Experimental values of the parameters fc’ and ε0 (arithmetic mean of the results of the series, see Table 2) were used for the analysis—for some models also the parameter fc. It was assumed that for the strain ε0 the equation ε0 = εLVDT occurs. Figure 11 shows the σ–ε curves from our own tests, as well as the curves described by the equations in Table 4. Comparing the experimental and theoretical results, it can be seen that all the considered σ–ε models overestimate the σ stresses in the descending phase of the curve, hence to describe the σ–ε relationship of HSC reinforced with short fibers, our own analytical model Eq. (7) was proposed, which is also a modification of the proposal by Carreira i Chu37.

$$\sigma ={f}_{c }\frac{\beta \left(\frac{\varepsilon }{{\varepsilon }_{0}}\right)}{\beta -1+{\left(\frac{\varepsilon }{{\varepsilon }_{0}}\right)}^{\beta }}\left\{\begin{array}{c}\beta ={\beta }_{1} gdy \frac{\varepsilon }{{\varepsilon }_{0}} \le 1\\ \beta ={\beta }_{2} gdy \frac{\varepsilon }{{\varepsilon }_{0}}>1\end{array}\right.$$

where β1, β2—material constants of the ascending and descending parts of the σ-ε curve, respectively; other designations used as in Eq. (6); fc and ε0 defined respectively by Eq. (3 i 4).

Figure 11
figure 11

Comparisons of σ-ε relationships of HSC reinforced with short steel fibers inn compression based on analytical models and own experimental tests: (a) A-series (without fibers); (b) B-series—Vfλ = 0,49; (c) C-series—Vfλ = 0,98 (sample designations 1; 2; 3; 4; 5; 6, see Table 2;).

Using the Levenberg–Marquardt estimation method, β parameters of the model (7) were estimated. For HSC with the degree of fiber reinforcement Vfλ = 0.49 (batch B) parameters β1 and β2 are 5.12 i 14.76, respectively—with a standard error 0.032 and 8.89. In turn, for the composite with the degree of fiber reinforcement Vfλ = 0.98 (batch C) parameters β1 and β2 have values of 6.84 and 5.75 (standard errors—0.045 and 0.418). In the description of the σ-ε relationship of HSC the structural parameters were set as β1 = 11.17 (standard error 0.07) and β2 = 0. All β parameters of the model are statistically significant except for the β2 parameter for batch B, for which a relatively large standard error was observed. This is most likely due to the large scatter in the results from our own tests, as well as the small test sample (the descending part of the σ-ε curve, which is described as points in Fig. 11b and c). This state of affairs was due to the limitation of the possibility of adopting a high sampling frequency of the results and the abrupt manner in which the B-series specimens were destroyed after exceeding the limit load during the test. In other words, the relatively low content of straight, short steel fibers in the concrete slightly affected the occurrence of residual stress in the composite—to a much lesser extent than in the case of the results of the C-series specimens). Comparing the theoretical dependencies of σ–ε with experimental results, it can be concluded that the proposed model approximates the actual σ–ε curves quite well, as shown in Fig. 11. Mean absolute percentage error of the model for the results in batch B and C is 7.1% and 8.4%. The error is larger if the results of the model of the falling part of the σ–ε curve are compared (22.6% and 19.9%, respectively). Figure 12 shows the relationship between the parameters β1 and β2, and the degree of fiber reinforcement, and presents the regression equations of these parameters Eq. (8). The regression equations extend the state of knowledge in the subject matter21, however, due to the number of observations, it is not possible to evaluate them statistically. It is worth noting that extending the study to a larger number of sample series, differing in steel fiber content, would make it possible to generalize the conclusions regarding the fit of the proposed model to the data.

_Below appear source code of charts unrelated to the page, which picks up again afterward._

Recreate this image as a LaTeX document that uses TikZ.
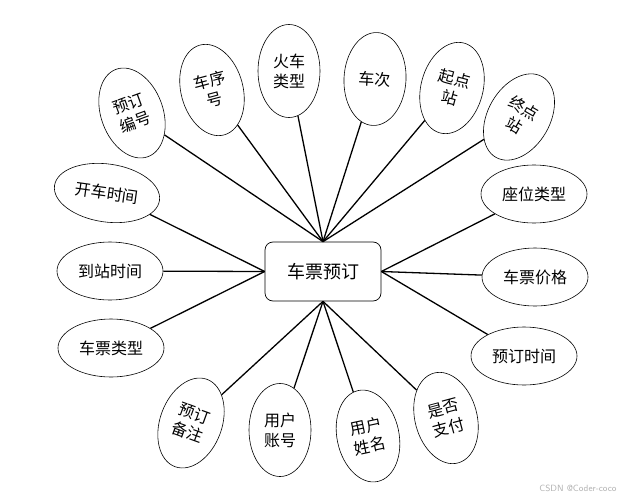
\documentclass[tikz,border=0pt]{standalone}
\usepackage{fontspec}
\newfontfamily\cjk{Noto Sans CJK SC}
\usetikzlibrary{shapes.geometric}
\begin{document}
\begin{tikzpicture}[x=1pt, y=-1pt,
	attr/.style={ellipse, draw, line width=0.6pt, inner sep=0pt, align=center, font=\cjk\fontsize{16}{20}\selectfont},
	tall/.style={attr, minimum width=62pt, minimum height=93pt},
	wide/.style={attr, minimum width=106pt, minimum height=58pt},
	link/.style={line width=1.3pt}]
	\useasboundingbox (0,0) rectangle (636,500);
	% --- Thực thể ---
	\node[draw, line width=0.7pt, rounded corners=8pt, minimum width=116pt, minimum height=59pt,
		font=\cjk\fontsize{18}{20}\selectfont] (ve) at (323,271.5) {车票预订};
	% --- Thuộc tính phía trên ---
	\foreach \n/\xy/\ang/\txt in {bh/{132,113}/20/{预订\\编号}, cx/{212,90}/15/{车序\\号},
		hc/{289,71}/0/{火车\\类型}, cc/{375,79}/-3/{车次}, qd/{452,88}/-15/{起点\\站},
		zd/{519,117}/-30/{终点\\站}}
	\node[tall, rotate=\ang] (\n) at (\xy) {\txt};
	% --- Thuộc tính phía dưới ---
	\foreach \n/\xy/\ang/\txt in {bz/{191,423}/-20/{预订\\备注}, zh/{280,430}/0/{用户\\账号},
		xm/{368,436}/12/{用户\\姓名}, zf/{446,418}/15/{是否\\支付}}
	\node[tall, rotate=\ang] (\n) at (\xy) {\txt};
	% --- Thuộc tính hai bên ---
	\foreach \n/\xy/\ang/\txt in {kc/{107,193}/-8/开车时间, dz/{110,271}/0/到站时间, pl/{111,348}/0/车票类型,
		zw/{534,194}/0/座位类型, jg/{535,277}/0/车票价格, sj/{524,356}/0/预订时间}
	\node[wide, rotate=\ang] (\n) at (\xy) {\txt};
	% --- Đường nối ---
	\foreach \n in {bh,cx,hc,cc,qd,zd} \draw[link] (ve.north) -- (\n);
	\foreach \n in {bz,zh,xm,zf} \draw[link] (ve.south) -- (\n);
	\foreach \n in {kc,dz,pl} \draw[link] (ve.west) -- (\n);
	\foreach \n in {zw,jg,sj} \draw[link] (ve.east) -- (\n);
	\node[text=gray!60, font=\sffamily\fontsize{9}{10}\selectfont] (wm) at (578,488) {CSDN @Coder-coco};
\end{tikzpicture}
\end{document}
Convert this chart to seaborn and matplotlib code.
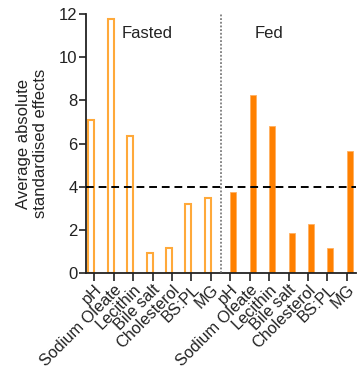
import matplotlib
matplotlib.use("Agg")
import matplotlib.pyplot as plt
import seaborn as sns
import pandas as pd

sns.set_style("ticks")
plt.rcParams["font.family"] = ["Liberation Sans", "DejaVu Sans"]

components = ["pH", "Sodium Oleate", "Lecithin", "Bile salt", "Cholesterol", "BS:PL", "MG"]
fasted_effects = [7.1, 11.75, 6.33, 0.94, 1.17, 3.19, 3.49]
fed_effects = [3.76, 8.23, 6.79, 1.87, 2.29, 1.16, 5.66]
states = ["Fasted", "Fed"]
threshold = 4

keys = [f"{s}|{c}" for s in states for c in components]
df = pd.DataFrame({
    "key": keys,
    "component": components * 2,
    "state": ["Fasted"] * len(components) + ["Fed"] * len(components),
    "effect": fasted_effects + fed_effects,
})

fasted_edge = "#FFA93A"
fed_fill = "#FF8000"

fig = plt.figure(figsize=(3.58, 3.71), dpi=100)
ax = fig.add_axes([0.2402, 0.2642, 0.7556, 0.698])

sns.barplot(data=df, x="key", y="effect", hue="state", order=keys,
            hue_order=states, palette={"Fasted": "white", "Fed": fed_fill},
            saturation=1, dodge=True, width=0.62, legend=False, ax=ax,
            errorbar=None)

# Fasted bars are drawn as open outlines, Fed bars as solid fills
for bar in ax.containers[0]:
    bar.set_facecolor("white")
    bar.set_edgecolor(fasted_edge)
    bar.set_linewidth(1.5)
for bar in ax.containers[1]:
    bar.set_edgecolor("#FFB060")
    bar.set_linewidth(0.6)

ax.axhline(threshold, color="black", lw=1.4, ls=(0, (4, 2.5)), zorder=3)
ax.plot([6.5, 6.5], [0, 12], color="#666666", lw=1.1, ls=(0, (1.2, 1.2)), zorder=3)

ax.text(2.7, 11.1, "Fasted", fontsize=12, ha="center", va="center", color="#222222")
ax.text(9.0, 11.1, "Fed", fontsize=12, ha="center", va="center", color="#222222")

ax.set_xlim(-0.43, 13.5)
ax.set_ylim(0, 12)
ax.set_yticks([0, 2, 4, 6, 8, 10, 12])
ax.set_xticks(range(len(keys)))
ax.set_xticklabels(df["component"], rotation=45, ha="right", rotation_mode="anchor")
ax.set_xlabel("")
ax.set_ylabel("Average absolute\nstandardised effects", fontsize=12, color="#222222",
              labelpad=8)

ax.tick_params(axis="both", labelsize=12, colors="#222222", width=1.2)
ax.tick_params(axis="x", labelsize=11.7)
ax.tick_params(axis="y", length=5, pad=1)
ax.tick_params(axis="x", length=6, pad=0.5)
for side in ["left", "bottom"]:
    ax.spines[side].set_linewidth(1.3)
    ax.spines[side].set_color("#222222")
sns.despine(ax=ax)

fig.savefig("out.png", dpi=100)
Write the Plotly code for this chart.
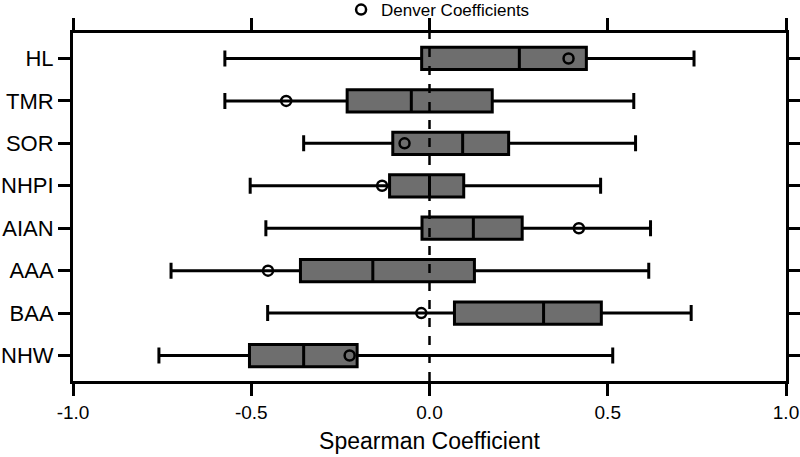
import plotly.graph_objects as go

categories = ["HL", "TMR", "SOR", "NHPI", "AIAN", "AAA", "BAA", "NHW"]
lower_whisker = [-0.574, -0.574, -0.353, -0.503, -0.459, -0.725, -0.454, -0.759]
q1_values = [-0.022, -0.231, -0.103, -0.112, -0.021, -0.362, 0.070, -0.505]
median_values = [0.252, -0.051, 0.093, 0.000, 0.123, -0.159, 0.320, -0.353]
q3_values = [0.440, 0.176, 0.222, 0.096, 0.260, 0.126, 0.482, -0.203]
upper_whisker = [0.742, 0.573, 0.578, 0.480, 0.620, 0.615, 0.734, 0.514]
denver_values = [0.390, -0.402, -0.070, -0.133, 0.419, -0.453, -0.023, -0.224]

x_ticks = [-1.0, -0.5, 0.0, 0.5, 1.0]
x_tick_labels = ["-1.0", "-0.5", "0.0", "0.5", "1.0"]

FONT = "Arial, Liberation Sans, Helvetica, sans-serif"

fig = go.Figure()

fig.add_trace(go.Box(
    y=categories,
    q1=q1_values,
    median=median_values,
    q3=q3_values,
    lowerfence=lower_whisker,
    upperfence=upper_whisker,
    orientation="h",
    boxpoints=False,
    fillcolor="#6e6e6e",
    line=dict(color="black", width=3),
    whiskerwidth=0.72,
    showlegend=False,
    hoverinfo="skip",
))

fig.add_trace(go.Scatter(
    x=denver_values,
    y=categories,
    mode="markers",
    name="Denver Coefficients",
    marker=dict(symbol="circle-open", size=10, color="black", line=dict(width=2.5, color="black")),
))

fig.add_shape(type="line", xref="x", yref="paper", x0=0, x1=0, y0=0, y1=1,
              line=dict(color="black", width=2.5, dash="dash"), layer="above")

fig.update_layout(
    width=800, height=457,
    margin=dict(l=73, r=14, t=33, b=76, autoexpand=False),
    plot_bgcolor="white", paper_bgcolor="white",
    font=dict(family=FONT, color="black"),
    boxgap=0.25,
    showlegend=True,
    legend=dict(orientation="h", x=0.376, xanchor="left", y=1.066, yanchor="middle",
                font=dict(size=17, family=FONT), bgcolor="rgba(0,0,0,0)",
                itemwidth=30),
    xaxis=dict(
        range=[-1.0, 1.0], tickvals=x_ticks, ticktext=x_tick_labels,
        showgrid=False, zeroline=False, automargin=False,
        showline=True, linecolor="black", linewidth=3, mirror="ticks",
        ticks="outside", ticklen=12, tickwidth=3, tickcolor="black",
        tickfont=dict(size=19, family=FONT),
        title=dict(text="Spearman Coefficient", font=dict(size=23, family=FONT), standoff=12),
    ),
    yaxis=dict(
        type="category", categoryorder="array", categoryarray=categories[::-1],
        range=[-0.6, 7.6], automargin=False,
        showgrid=False, zeroline=False,
        showline=True, linecolor="black", linewidth=3, mirror="ticks",
        ticks="outside", ticklen=12, tickwidth=3, tickcolor="black",
        tickfont=dict(size=22, family=FONT),
    ),
)

fig.write_html("out.html", config={"displayModeBar": False},
               post_script="document.body.style.margin='0px';")
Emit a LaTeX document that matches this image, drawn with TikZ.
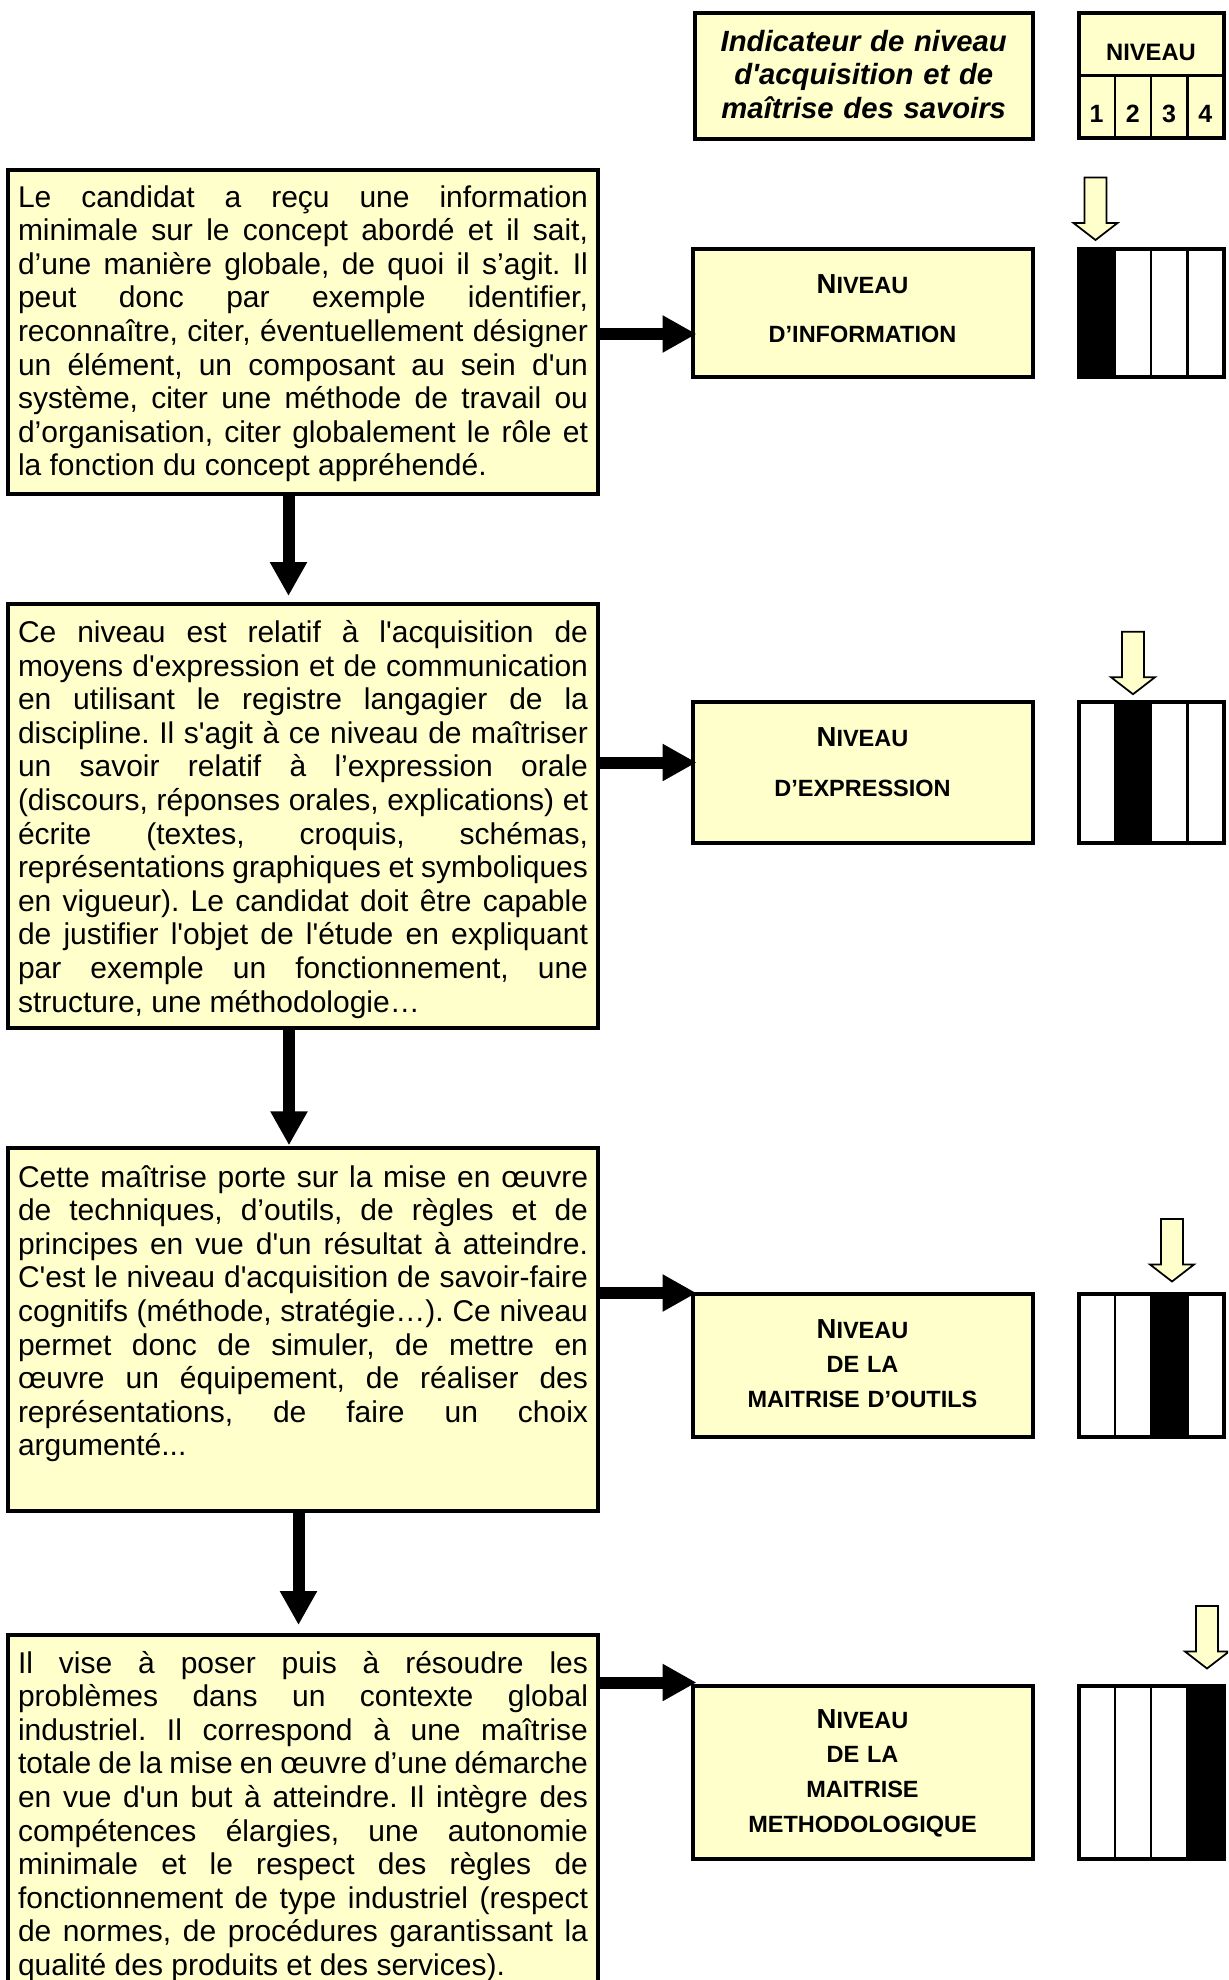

$$\begin{aligned} \beta_{1} = & 16.35(V_{f} \lambda )^{2} - 20.39V_{f} \lambda + 11.17 \\ \beta_{2} = & - 0.57(V_{f} \lambda )^{2} - 1.17V_{f} \lambda + 3.15 \\ \end{aligned}$$
Figure 12
figure 12

Parameters β1 i β2 as a function of the degree of fiber reinforcement.


Based on the presented test results of HSC concrete modified with short straight steel fibers and analysis, the following conclusions were made:

  • the addition of 1.5% short straight steel fibers to HSC resulted in an increase of: compressive strength by 21%; strain ε0 corresponding to maximum compressive stress σ = fc between 14 and 19% (depending on the method of measurement) and toughness ratio (TR) by 20%;

  • in the proposed regression equations estimating: compressive strength Eq. (2); strain ε0 Eq. (4) and TR (Eq. 5), statistically significant structural parameters were obtained, while the equations’ coefficient of determination values were 0.79, 0.69 and 0.54, respectively;

  • the use of the ultrasound method enabled the estimation of compressive strength by means of the regression equation Eq. (3), in which 75% of the variation in the dependent variable was explained by the model;

  • the measurement of composite (modified with short straight steel fiber) strain during compression using LVDT, strain gauges, and DIC method gave similar results (Table 2 and Fig. 9);

  • the analytical models available in the literature presenting the σ-ε dependence of fiber-reinforced concrete overestimate the results in relation to those obtained from our own experimental studies (HSC with short straight steel fibers);

  • the analytical model proposed in the paper Eq. (7) approximates the actual σ-ε curves fairly well (Fig. 11), with an average percentage prediction error of about 8%.